Were it otherwise, any institution — including interspecies “marriage” — a group could conjure up would have to enjoy governmental recognition.

So judges’ position should be simple: “The marriage issue concerns definitions, not rights, and no constitution empowers us to redefine marriage. Go talk to your state legislators.”

This is all that matters from a constitutional standpoint. Despite this, individual judges have taken it upon themselves to upend tradition based on their whims and our modern trends. And note how recent a phenomenon faux marriage is. As Kyle Wingfield points out at the Atlanta Journal-Constitution:

• In 2000, no country allowed same-sex marriages.

• In 2004, George W. Bush’s re-election bid was helped by a boost in GOP turnout as voters in 11 states approved gay-marriage bans.

• In 2008, Barack Obama, despite running to Hillary Clinton’s left on other issues, said he opposed gay marriage.

And the subordination of tradition to fads is interesting. In 2014, 7th Circuit Court of Appeals judge Richard Posner exclaimed to a lawyer defending Indiana and Wisconsin faux-marriage “bans” (they’re not actual “bans,” just statutory refusal to recognize faux marriage), “How can tradition be a reason for anything?” Now, one might be better served asking, “How can trends be a reason for anything?” or, when told something is “the law,” “How can the law be a reason for anything?” But the reality is that as with law, tradition isn’t a reason for anything. But it reflects a reason.

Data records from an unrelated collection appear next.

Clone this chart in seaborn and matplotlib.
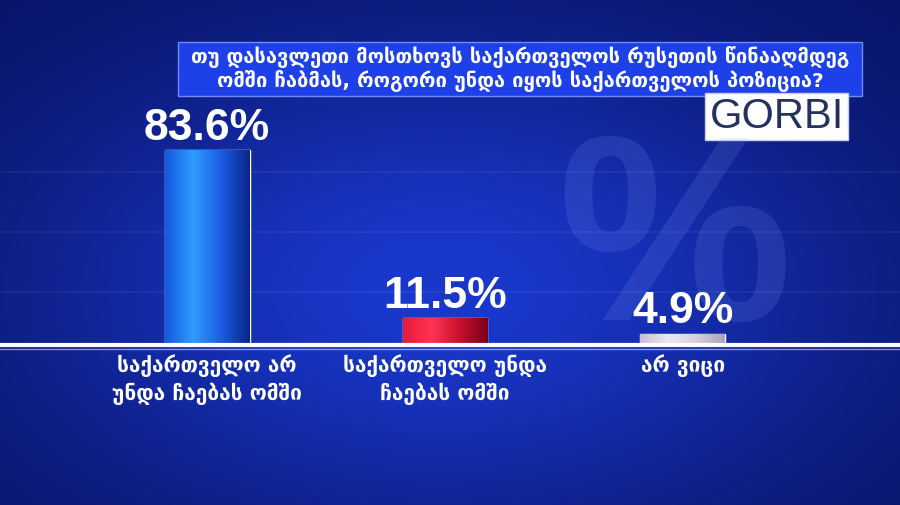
import numpy as np
import pandas as pd
import seaborn as sns
import matplotlib.pyplot as plt
from matplotlib.colors import LinearSegmentedColormap
from matplotlib.patches import Rectangle

# data (GORBI poll)
question = ("თუ დასავლეთი მოსთხოვს საქართველოს რუსეთის წინააღმდეგ\n"
            "ომში ჩაბმას, როგორი უნდა იყოს საქართველოს პოზიცია?")
answers = ["საქართველო არ\nუნდა ჩაებას ომში", "საქართველო უნდა\nჩაებას ომში", "არ ვიცი"]
shares = [83.6, 11.5, 4.9]
share_labels = ["83.6%", "11.5%", "4.9%"]

df = pd.DataFrame({"answer": answers, "share": shares})

sns.set_theme(style="white")
plt.rcParams['font.family'] = ['DejaVu Sans']

W, H = 900, 505
fig = plt.figure(figsize=(9, 5.05), dpi=100)

# background glow
bg = fig.add_axes([0, 0, 1, 1])
yy, xx = np.mgrid[0:H, 0:W]
glow = np.exp(-(((xx - 440) / 430) ** 2 + ((yy - 290) / 250) ** 2))
dark = np.array([0.03, 0.07, 0.38])
light = np.array([0.10, 0.22, 0.80])
img = dark + (light - dark) * glow[..., None]
bg.imshow(np.clip(img, 0, 1), extent=[0, W, H, 0], aspect='auto')
for ly in [172, 232, 292]:
    bg.axhline(ly, color='white', alpha=0.05, lw=1.5)
bg.text(675, 252, "%", fontsize=190, fontweight='bold', family='Liberation Sans',
        color='#8aa2ff', alpha=0.15, ha='center', va='center')
bg.set_xlim(0, W)
bg.set_ylim(H, 0)
bg.axis('off')

# question box
bg.add_patch(Rectangle((178, 42), 684, 54, facecolor='#1d40e8', edgecolor='#6d8cff', lw=1))
bg.text(520, 69, question, color='white', fontsize=14.5, fontweight='bold',
        ha='center', va='center', linespacing=1.1)

# logo
bg.add_patch(Rectangle((705, 93), 143, 47, facecolor='white', edgecolor='#c8d0e8', lw=1))
bg.text(777, 117, "GORBI", color='#25325e', fontsize=30, family='Liberation Sans',
        ha='center', va='center')

# bars
ax = fig.add_axes([0, 1 - 345 / H, 1, 233 / H])
ax.patch.set_alpha(0)
sns.barplot(data=df, x='answer', y='share', hue='answer', legend=False, ax=ax,
            width=0.357, palette=['#1a66ee', '#ee1c3c', '#d4cde0'], saturation=1)

grads = [
    ['#1458e0', '#2f9cff', '#1a5ce0', '#0a2488'],
    ['#e81838', '#ff3552', '#c8102c', '#7a0018'],
    ['#c6bfd2', '#ece8f2', '#d6d0e0', '#aaa2bc'],
]
for patch, cols in zip(ax.patches, grads):
    x0, w, h = patch.get_x(), patch.get_width(), patch.get_height()
    cmap = LinearSegmentedColormap.from_list('g', cols)
    im = ax.imshow(np.linspace(0, 1, 256)[None, :], cmap=cmap, aspect='auto',
                   extent=[x0, x0 + w, 0, h], zorder=3)
    im.set_clip_path(patch)

for cont, lab in zip(ax.containers, share_labels):
    ax.bar_label(cont, labels=[lab], padding=1, color='white', fontsize=32,
                 fontweight='bold', family='Liberation Sans')

ax.set_xlim(-0.870, 2.912)
ax.set_ylim(0, 100)
ax.axhline(0, color='white', lw=3, clip_on=False, zorder=5)
ax.axhline(-1.8, color='white', lw=1, alpha=0.5, clip_on=False, zorder=5)
ax.set_xticks(range(3))
ax.set_xticklabels(answers, color='white', fontsize=15, fontweight='bold', linespacing=1.3)
ax.tick_params(axis='x', length=0, pad=7)
ax.set_yticks([])
ax.set_xlabel('')
ax.set_ylabel('')
sns.despine(ax=ax, left=True, bottom=True)

fig.savefig('out.png', dpi=100)
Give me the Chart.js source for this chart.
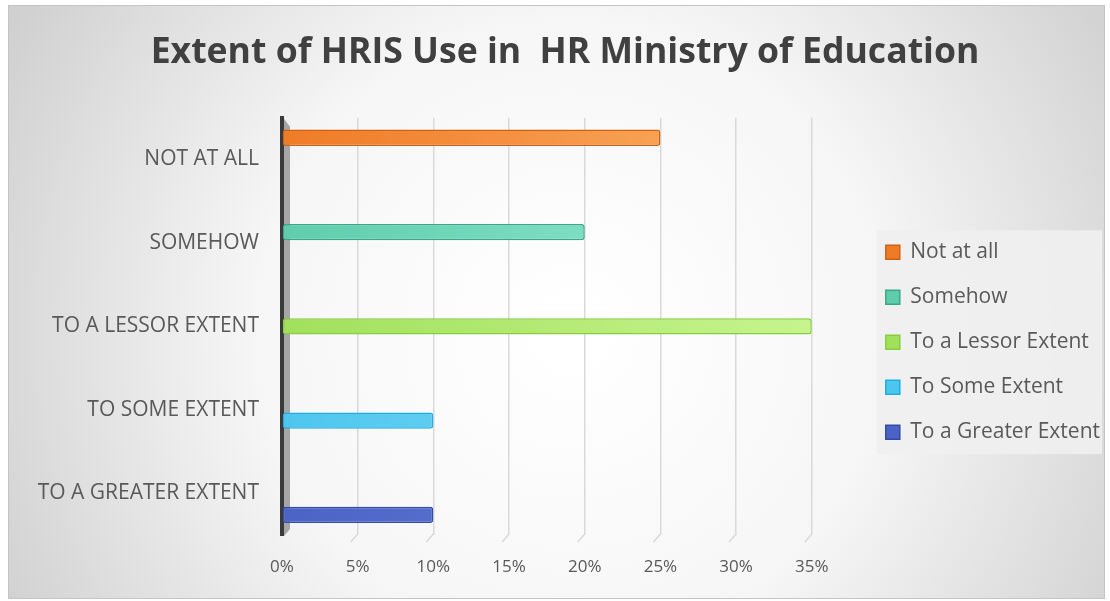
<!DOCTYPE html>
<html>
<head>
<meta charset="utf-8">
<title>Extent of HRIS Use in HR Ministry of Education</title>
<script src="https://cdn.jsdelivr.net/npm/chart.js@4.4.1/dist/chart.umd.min.js"></script>
<style>
  html, body { margin: 0; padding: 0; background: #ffffff; }
  #wrap { position: absolute; left: 0; top: 0; width: 1110px; height: 601px; }
</style>
</head>
<body>
<div id="wrap"><canvas id="chart"></canvas></div>
<script>
// Response categories, listed top to bottom
const categories = ['NOT AT ALL', 'SOMEHOW', 'TO A LESSOR EXTENT', 'TO SOME EXTENT', 'TO A GREATER EXTENT'];
// One series per response, shown in the legend
const seriesNames = ['Not at all', 'Somehow', 'To a Lessor Extent', 'To Some Extent', 'To a Greater Extent'];
// Share of respondents (%) for each response
const seriesValues = [25, 20, 35, 10, 10];
// Value-axis ticks (%)
const xTicks = [0, 5, 10, 15, 20, 25, 30, 35];

// Bar colours: gradient start, gradient end, outline
const barColors = [
  ['#ef7b26', '#fbb066', '#cf6112'],
  ['#5fcdac', '#93ead3', '#38a886'],
  ['#a1e05c', '#c6f48e', '#84cf3a'],
  ['#4dc6ef', '#8adcf8', '#1eaee2'],
  ['#4a63c6', '#6d87da', '#3449aa']
];

const FONT = '"Open Sans", "Noto Sans", sans-serif';
const TEXT = '#595959';

// Each series holds its value in its own category only (clustered bars)
const datasets = seriesNames.map((name, i) => ({
  label: name,
  data: categories.map((_, j) => (j === i ? seriesValues[i] : null)),
  backgroundColor: (ctx) => {
    const area = ctx.chart.chartArea;
    if (!area) return barColors[i][0];
    const g = ctx.chart.ctx.createLinearGradient(area.left, 0, area.right, 0);
    g.addColorStop(0, barColors[i][0]);
    g.addColorStop(1, barColors[i][1]);
    return g;
  },
  borderColor: barColors[i][2],
  borderWidth: 1.5,
  borderRadius: 3,
  borderSkipped: false,
  categoryPercentage: 0.65,
  barPercentage: 1.5
}));

// Empty layout box that keeps some air between the plot and the legend
const legendGap = {
  id: 'legendGap',
  beforeInit(chart) {
    const box = {
      position: 'right', weight: 500, fullSize: false,
      options: { stackWeight: 1 },
      left: 0, top: 0, right: 0, bottom: 0, width: 0, height: 0,
      isHorizontal() { return false; },
      update(maxWidth, maxHeight) { this.width = 50; this.height = maxHeight; },
      draw() {}
    };
    if (Chart.layouts && Chart.layouts.addBox) {
      Chart.layouts.addBox(chart, box);
    } else {
      box._layers = () => [{ z: 0, draw() {} }];
      chart.boxes.push(box);
    }
  }
};

// Soft radial backdrop, frame, legend panel and the 3D axis wall/floor hints
const decor = {
  id: 'decor',
  beforeDraw(chart) {
    const { ctx, width, height } = chart;
    ctx.save();
    ctx.fillStyle = '#ffffff';
    ctx.fillRect(0, 0, width, height);
    const x0 = 8, y0 = 5, w = width - 13, h = height - 7;
    const g = ctx.createRadialGradient(w * 0.52, h * 0.56, 20, w * 0.52, h * 0.56, w * 0.62);
    g.addColorStop(0, '#ffffff');
    g.addColorStop(0.45, '#f6f6f6');
    g.addColorStop(1, '#cbcbcb');
    ctx.fillStyle = g;
    ctx.fillRect(x0, y0, w, h);
    ctx.strokeStyle = '#c4c4c4';
    ctx.lineWidth = 1;
    ctx.strokeRect(x0 + 0.5, y0 + 0.5, w - 1, h - 1);

    const lg = chart.legend;
    if (lg && lg.legendHitBoxes && lg.legendHitBoxes.length) {
      const hb = lg.legendHitBoxes;
      const first = hb[0], last = hb[hb.length - 1];
      const top = first.top + first.height / 2 - 22;
      const bottom = last.top + last.height / 2 + 22;
      ctx.fillStyle = 'rgba(240,240,240,0.9)';
      ctx.fillRect(first.left - 9, top, (x0 + w - 3) - (first.left - 9), bottom - top);
    }
    ctx.restore();
  },
  beforeDatasetsDraw(chart) {
    const { ctx, chartArea } = chart;
    const xs = chart.scales.x;
    const x = xs.getPixelForValue(0);
    ctx.save();
    // shaded wall beside the category axis line
    ctx.fillStyle = '#a6a6a6';
    ctx.beginPath();
    ctx.moveTo(x + 2, chartArea.top + 1);
    ctx.lineTo(x + 8, chartArea.top + 9);
    ctx.lineTo(x + 8, chartArea.bottom - 6);
    ctx.lineTo(x + 2, chartArea.bottom + 1);
    ctx.closePath();
    ctx.fill();
    // floor edges of the vertical gridlines
    ctx.strokeStyle = '#d9d9d9';
    ctx.lineWidth = 1.5;
    xs.ticks.forEach((t) => {
      if (t.value === 0) return;
      const px = xs.getPixelForValue(t.value);
      ctx.beginPath();
      ctx.moveTo(px, chartArea.bottom - 1);
      ctx.lineTo(px - 7, chartArea.bottom + 7);
      ctx.stroke();
    });
    ctx.restore();
  }
};

new Chart(document.getElementById('chart'), {
  type: 'bar',
  data: { labels: categories, datasets },
  plugins: [legendGap, decor],
  options: {
    indexAxis: 'y',
    responsive: true,
    maintainAspectRatio: false,
    animation: false,
    layout: { padding: { left: 20, right: 0, top: 12, bottom: 0 } },
    scales: {
      x: {
        min: xTicks[0],
        max: xTicks[xTicks.length - 1],
        afterBuildTicks(scale) { scale.ticks = xTicks.map(v => ({ value: v })); },
        afterFit(scale) { scale.height = 66; },
        grid: { color: '#d9d9d9', lineWidth: 1.5, drawTicks: false },
        border: { display: false },
        ticks: {
          color: TEXT,
          font: { family: FONT, size: 17 },
          padding: 22,
          callback: (v) => v + '%'
        }
      },
      y: {
        afterFit(scale) { scale.width = 262; },
        grid: { display: false },
        border: { display: true, color: '#3a3a3a', width: 4 },
        ticks: {
          color: TEXT,
          font: { family: FONT, size: 21 },
          padding: 15
        }
      }
    },
    plugins: {
      title: {
        display: true,
        text: 'Extent of HRIS Use in  HR Ministry of Education',
        color: '#404040',
        font: { family: FONT, size: 35.6, weight: 'bold' },
        padding: { top: 19, bottom: 44 }
      },
      legend: {
        position: 'right',
        maxWidth: 280,
        title: { display: true, text: '', font: { size: 12 }, padding: { top: 57, bottom: 0 } },
        labels: {
          color: TEXT,
          font: { family: FONT, size: 21 },
          boxWidth: 14,
          boxHeight: 14,
          padding: 24,
          generateLabels(chart) {
            return chart.data.datasets.map((ds, i) => ({
              text: ds.label,
              fillStyle: barColors[i][0],
              strokeStyle: barColors[i][2],
              lineWidth: 1.5,
              fontColor: TEXT,
              datasetIndex: i,
              hidden: false
            }));
          }
        }
      },
      tooltip: { enabled: false }
    }
  }
});
</script>
</body>
</html>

Perhaps Judge Posner would have done well to remember that, as with a defendant in court, a tradition should be viewed as innocent until proven guilty. The reason for this concerns something called Chesterton’s Fence, explained by G.K. Chesterton as follows:

In the matter of reforming things, as distinct from deforming them, there is one plain and simple principle; a principle which will probably be called a paradox. There exists in such a case a certain institution or law; let us say, for the sake of simplicity, a fence or gate erected across a road. The more modern type of reformer goes gaily up to it and says, “I don’t see the use of this; let us clear it away.” To which the more intelligent type of reformer will do well to answer: “If you don’t see the use of it, I certainly won’t let you clear it away. Go away and think. Then, when you can come back and tell me that you do see the use of it, I may allow you to destroy it.”

A tradition exists for a reason; it may be a good reason or it may be a bad one, but saying you can overturn it without understanding that reason is akin to claiming you should remove a bolt from an airplane because you don’t understand its purpose. When people say they don’t “see the reason” for tradition, it’s only an indictment of themselves: They don’t see.

And whatever that reason is, it’s the result of “democracy extended through time,” to use Chesterton’s characterization of tradition. It represents the explicitly-rendered judgments and tacit approval of countless millions who throughout the ages erected and preserved the tradition.

Are we to trade that for the whims of five lawyers in black robes?